Video (10:14): ‘CATHERINE OPIE WALKTHROUGH AT REGEN PROJECTS LOS ANGELES’. Video by ERIC MINH SWENSON ART FILMS, 2024.

CATHERINE OPIE – harmony is fraught
at Regen Projects, Los Angeles, USA
January 11 – March 3, 2024

Regen Projects write, ‘Catherine Opie’s eleventh exhibition with Regen Projects, harmony is fraught presents over sixty photographs never shown publicly before, drawn from over thirty years of making pictures in and of Los Angeles. We see a deeply singular diary of Opie’s world—especially her early years as an emerging artist in the 1990s—intertwined with the complex public life of the city she made her home, from its signature freeways and landmarks, like the Hollywood sign, to scenes of activism and surfers at the beach. Together, they collectively trace a profoundly personal story, as well as the evolving drama and common grandeur of Los Angeles itself, a singular assembly of constructions, conflicts, and communities.’

Catherine Opie

‘Catherine Opie (b. 1961 Sandusky, Ohio) received a BFA from the San Francisco Art Institute and an MFA from California Institute of the Arts. She is Professor Emerita and former Lynda and Stewart Resnick Endowed Chair in Art at the University of California, Los Angeles, where she was a professor of photography from 2001 to 2023. For over thirty years, Catherine Opie has captured both iconic and often overlooked aspects of contemporary American life and culture.
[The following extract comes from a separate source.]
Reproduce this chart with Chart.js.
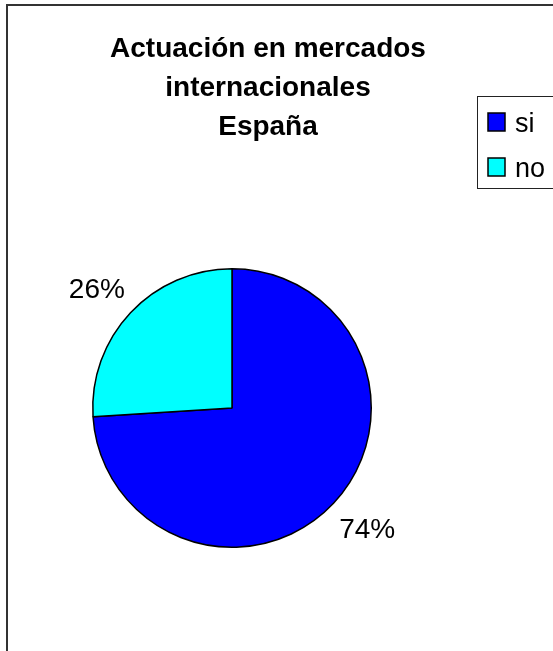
<!DOCTYPE html>
<html>
<head>
<meta charset="utf-8">
<script src="https://cdn.jsdelivr.net/npm/chart.js@4/dist/chart.umd.min.js"></script>
<style>
  html, body { margin: 0; padding: 0; background: #fff; }
  #wrap { width: 553px; height: 651px; position: relative; }
</style>
</head>
<body>
<div id="wrap"><canvas id="myChart" width="553" height="651"></canvas></div>
<script>
'use strict';
const titleLines = ['Actuación en mercados', 'internacionales', 'España'];
const labels = ['si', 'no'];
const values = [74, 26];
const colors = ['#0000FF', '#00FFFF'];

const FONT = '"Liberation Sans", Arial, sans-serif';

// frame, title, legend and percent labels
const extras = {
  id: 'extras',
  beforeDraw(chart) {
    const ctx = chart.ctx;
    ctx.save();
    ctx.fillStyle = '#fff';
    ctx.fillRect(0, 0, chart.width, chart.height);
    ctx.strokeStyle = '#333';
    ctx.lineWidth = 2;
    ctx.strokeRect(7, 5, 620, 720);
    ctx.restore();
  },
  afterDraw(chart) {
    const ctx = chart.ctx;
    ctx.save();
    // title
    ctx.fillStyle = '#000';
    ctx.textAlign = 'center';
    ctx.textBaseline = 'alphabetic';
    ctx.font = 'bold 28px ' + FONT;
    for (let i = 0; i < titleLines.length; i++) {
      ctx.fillText(titleLines[i], 268, 57 + i * 39);
    }
    // legend
    ctx.strokeStyle = '#222';
    ctx.lineWidth = 1;
    ctx.strokeRect(477.5, 96.5, 100, 92);
    ctx.textAlign = 'left';
    ctx.font = '27px ' + FONT;
    for (let i = 0; i < labels.length; i++) {
      const y = 113 + i * 45;
      ctx.fillStyle = colors[i];
      ctx.fillRect(488, y, 17, 18);
      ctx.strokeStyle = '#000';
      ctx.lineWidth = 1.5;
      ctx.strokeRect(488, y, 17, 18);
      ctx.fillStyle = '#000';
      ctx.fillText(labels[i], 515, y + 19);
    }
    // percent labels, nearest corner anchored outside the slice
    const meta = chart.getDatasetMeta(0);
    const total = values.reduce((a, b) => a + b, 0);
    ctx.font = '28px ' + FONT;
    ctx.textBaseline = 'alphabetic';
    meta.data.forEach((arc, i) => {
      const mid = (arc.startAngle + arc.endAngle) / 2;
      const r = arc.outerRadius * 1.09;
      const cx = Math.cos(mid), cy = Math.sin(mid);
      const sx = cx >= 0 ? 1 : -1, sy = cy >= 0 ? 1 : -1;
      const x = arc.x + cx * r - sx * 3.5;
      const y = arc.y + cy * r + sy * 6;
      ctx.textAlign = sx > 0 ? 'left' : 'right';
      ctx.fillText(Math.round(values[i] / total * 100) + '%', x, sy > 0 ? y + 20 : y);
    });
    ctx.restore();
  }
};

const ctx = document.getElementById('myChart').getContext('2d');
const chart = new Chart(ctx, {
  type: 'pie',
  data: {
    labels: labels,
    datasets: [{
      data: values,
      backgroundColor: colors,
      borderColor: '#000',
      borderWidth: 1.5
    }]
  },
  options: {
    responsive: false,
    animation: false,
    layout: { padding: { left: 92, right: 181, top: 268, bottom: 103 } },
    plugins: {
      legend: { display: false },
      title: { display: false },
      tooltip: { enabled: false }
    }
  },
  plugins: [extras]
});
</script>
</body>
</html>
One of the most important photographers of her generation, her photographic subjects have included early portraits of the LGBTQ+ community, the architecture of Los Angeles’s freeway system, mansions in Beverly Hills, Midwestern icehouses, high school football players, California surfers, abstract landscapes of National Parks, and the Bel-Air residence of Elizabeth Taylor, among others. In 2018 Opie debuted her first film, The Modernist, a dystopic view of Los Angeles, a city that has figured prominently in her work over the years. Her complex and diverse body of work is political, personal, and highly aesthetic, keeping questions of form, concept, and the documentary in constant dynamic interplay.’ [- excerpt from the exhibition press release]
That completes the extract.